I’m going to get straight to the point. The Art of Volleyball Hitting is not a book I’d recommend. It’s supposed to be for players rather than coaches. Even still, I think it falls short.
Let’s start with the format of the Kindle edition, which I read. Basically, it looks like the author uploaded the book as a PDF rather than using more appropriate formatting. What this means is basically each page – of which there is about 50 – is an image. Very hard to read on a small screen, like a phone.
Now for the content. It must first be noted that the author is not a coach. In his bio he describes himself as a player with 30+ years of experience. The result is a decided lack of anything substantial in the area of biomechanics.
The book starts with a couple of set diagrams. One shows the main front row sets, while the other focuses on the back row. The author, though, doesn’t use any system I’ve ever seen. He basically just numbers the sets 1 through 9 across the two charts. This is a bit problematic as he actually uses 7 on both (fast tempo right side set and standard back row set to zone 5). Later, he has a second diagram with a different numbering system that includes more specifics with respect to actual set location (like distance off the net).

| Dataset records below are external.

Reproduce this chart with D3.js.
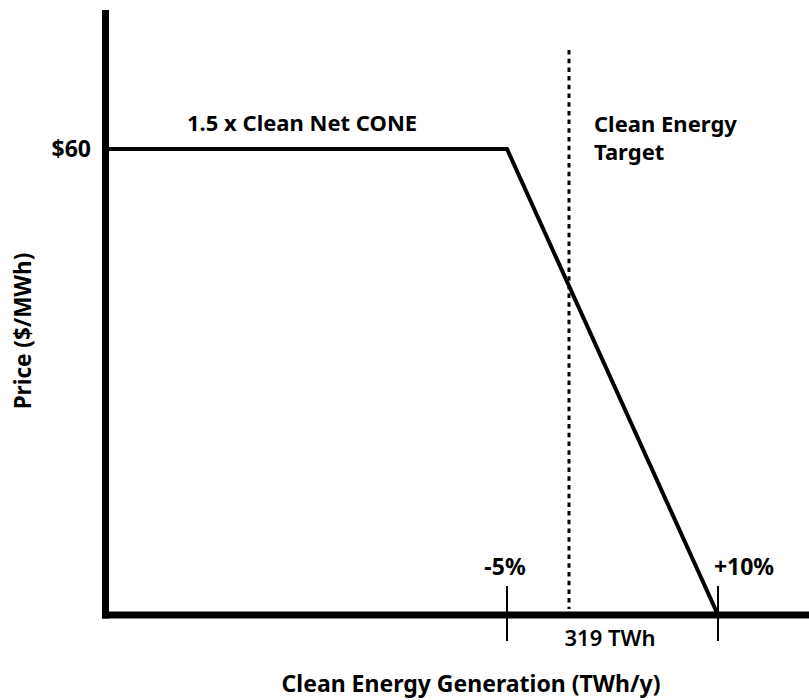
<!DOCTYPE html>
<html><head><meta charset="utf-8">
<script src="https://cdn.jsdelivr.net/npm/d3@7"></script>
<style>
html,body{margin:0;padding:0;background:#fff;}
text{font-family:"Noto Sans","Open Sans",sans-serif;font-weight:bold;fill:#000;}
</style></head>
<body>
<svg id="chart" width="809" height="700"></svg>
<script>
// ---- data ----
const targetTWh = 319;
const lowerPct = -5;   // -5% of target
const upperPct = 10;   // +10% of target
const priceCap = 60;   // $/MWh
const curveX = [null, targetTWh * (1 + lowerPct / 100), targetTWh * (1 + upperPct / 100)]; // null = start at y axis
const curveY = [priceCap, priceCap, 0];
const tickPcts = [lowerPct, upperPct];
const tickLabels = ["-5%", "+10%"];
const yTickValues = [60];
const yTickLabels = ["$60"];
const capLabel = "1.5 x Clean Net CONE";
const targetLabel = ["Clean Energy", "Target"];
const targetValueLabel = "319 TWh";
const xTitle = "Clean Energy Generation (TWh/y)";
const yTitle = "Price ($/MWh)";

// ---- layout ----
const svg = d3.select("#chart");
const axisX = 105.5, axisY = 615;
const x = d3.scaleLinear()
  .domain([targetTWh * (1 + lowerPct / 100), targetTWh, targetTWh * (1 + upperPct / 100)])
  .range([507, 569, 718]);
const y = d3.scaleLinear().domain([0, priceCap]).range([axisY, 149]);

// curve
const pts = curveX.map((v, i) => [v === null ? axisX : x(v), y(curveY[i])]);
svg.append("path")
  .attr("d", d3.line()(pts))
  .attr("fill", "none").attr("stroke", "#000").attr("stroke-width", 4)
  .attr("stroke-linejoin", "miter");

// target dotted line
svg.append("line")
  .attr("x1", x(targetTWh)).attr("x2", x(targetTWh))
  .attr("y1", 50).attr("y2", 609)
  .attr("stroke", "#000").attr("stroke-width", 3)
  .attr("stroke-dasharray", "4.5,4.2");

// axes
svg.append("line").attr("x1", axisX).attr("x2", axisX).attr("y1", 10).attr("y2", axisY + 3.5)
  .attr("stroke", "#000").attr("stroke-width", 7);
svg.append("line").attr("x1", axisX - 3.5).attr("x2", 809).attr("y1", axisY).attr("y2", axisY)
  .attr("stroke", "#000").attr("stroke-width", 7);

// ticks at -5% and +10%
tickPcts.forEach((p, i) => {
  const xv = x(targetTWh * (1 + p / 100));
  svg.append("line").attr("x1", xv).attr("x2", xv).attr("y1", 586).attr("y2", 641)
    .attr("stroke", "#000").attr("stroke-width", 2);
  svg.append("text").attr("x", i === 0 ? xv - 2 : xv + 26).attr("y", 575)
    .attr("text-anchor", "middle").attr("font-size", 23).text(tickLabels[i]);
});

// y tick label
yTickValues.forEach((v, i) => {
  svg.append("text").attr("x", 91).attr("y", y(v) + 8)
    .attr("text-anchor", "end").attr("font-size", 23).text(yTickLabels[i]);
});

// annotations
svg.append("text").attr("x", 187).attr("y", 131).attr("font-size", 22).text(capLabel);
targetLabel.forEach((d, i) => {
  svg.append("text").attr("x", 594).attr("y", 132 + i * 28).attr("font-size", 22).text(d);
});
svg.append("text").attr("x", 610).attr("y", 646).attr("text-anchor", "middle")
  .attr("font-size", 22).style("font-weight", 600).text(targetValueLabel);

// axis titles
svg.append("text").attr("x", 471).attr("y", 692).attr("text-anchor", "middle")
  .attr("font-size", 23).text(xTitle);
svg.append("text").attr("transform", "translate(31,331) rotate(-90)")
  .attr("text-anchor", "middle").attr("font-size", 22.5).text(yTitle);
</script>
</body></html>
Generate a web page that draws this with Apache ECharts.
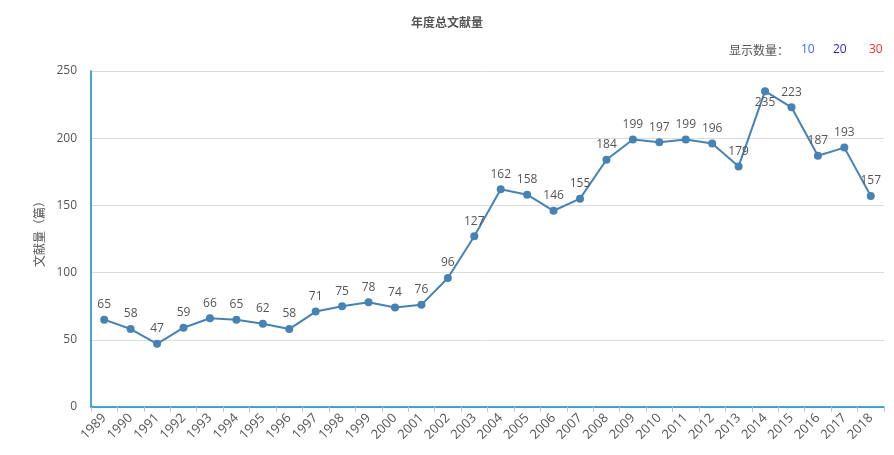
<!DOCTYPE html>
<html><head><meta charset="utf-8">
<script src="https://cdn.jsdelivr.net/npm/echarts@6/dist/echarts.min.js"></script>
<style>html,body{margin:0;padding:0;background:#fff}#c{width:894px;height:455px}</style>
</head><body><div id="c"></div>
<script>
var years = ['1989','1990','1991','1992','1993','1994','1995','1996','1997','1998','1999','2000','2001','2002','2003','2004','2005','2006','2007','2008','2009','2010','2011','2012','2013','2014','2015','2016','2017','2018'];
var counts = [65,58,47,59,66,65,62,58,71,75,78,74,76,96,127,162,158,146,155,184,199,197,199,196,179,235,223,187,193,157];
var yTicks = [0,50,100,150,200,250];
var titleText = '年度总文献量';
var yName = '文献量（篇）';

var FF = '"Open Sans", "Noto Sans CJK SC", sans-serif';
var CJK = '"Noto Sans CJK SC", sans-serif';
var seriesData = counts.map(function(v, i){
  if (v === Math.max.apply(null, counts)) return {value: v, label: {position: 'bottom', distance: 1}};
  return v;
});

var chart = echarts.init(document.getElementById('c'));
chart.setOption({
  animation: false,
  textStyle: {fontFamily: FF},
  title: {text: titleText, left: 'center', top: 11, textStyle: {fontSize: 12, fontWeight: 'bold', color: '#555', fontFamily: CJK}},
  graphic: [
    {type: 'text', left: 729, top: 44, style: {text: '显示数量：', fontSize: 12, fill: '#555', fontFamily: CJK}},
    {type: 'text', left: 801, top: 44, style: {text: '10', fontSize: 12, fill: '#3a6cf0', fontFamily: FF}},
    {type: 'text', left: 833, top: 44, style: {text: '20', fontSize: 12, fill: '#2a1fc8', fontFamily: FF}},
    {type: 'text', left: 869, top: 44, style: {text: '30', fontSize: 12, fill: '#ff2a2a', fontFamily: FF}}
  ],
  grid: {left: 91, right: 10, top: 71, bottom: 48, containLabel: false},
  xAxis: {
    type: 'category', data: years, boundaryGap: true,
    axisLine: {show: true, lineStyle: {color: '#0f87d2', width: 1.5}},
    axisTick: {show: true, lineStyle: {color: '#b8c6d8'}, length: 5},
    axisLabel: {rotate: 45, color: '#555', fontSize: 13, interval: 0, margin: 9, fontFamily: FF}
  },
  yAxis: {
    type: 'value', min: yTicks[0], max: yTicks[yTicks.length-1], interval: 50,
    name: yName, nameLocation: 'middle', nameGap: 46, nameRotate: 90,
    nameTextStyle: {color: '#555', fontSize: 12, fontFamily: CJK, padding: [0, 0, 0, 16]},
    axisLine: {show: true, onZero: false, lineStyle: {color: '#0f87d2', width: 1.5}},
    axisTick: {show: false},
    axisLabel: {color: '#555', fontSize: 12, margin: 14, fontFamily: FF},
    splitLine: {lineStyle: {color: '#dcdcdc'}}
  },
  series: [{
    type: 'line', data: seriesData,
    symbol: 'circle', symbolSize: 8,
    itemStyle: {color: '#4682b4'},
    lineStyle: {color: '#4682b4', width: 2},
    label: {show: true, position: 'top', color: '#555', fontSize: 12, distance: 5, fontFamily: FF}
  }]
});
</script></body></html>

All of these numbers come up in the author’s description of attacking those sets – along with his discussion of the different types of attacks. The latter is where the author shows his age. His use of the term “dink” certainly harks back quite a few years. The last time I heard that term regularly was late 80s, perhaps early 90s. It’s also worth noting that among those different types of attacks there’s no mention of using the block.
Interestingly, the author lists kill percentages for different sets. Unfortunately, he provides no source for these figures. He also expresses his surprise that certain attacks don’t score more often, especially the hard cross court swing. In other words, the ball many defensive systems specifically look to address because of its frequency.
The bottom line is that nothing in this book really jumped out to me as insightful, and much of it could just confuse things. That, along with the terrible format of the Kindle version is why I can’t recommend this book to either coaches or players. There are much better resources available.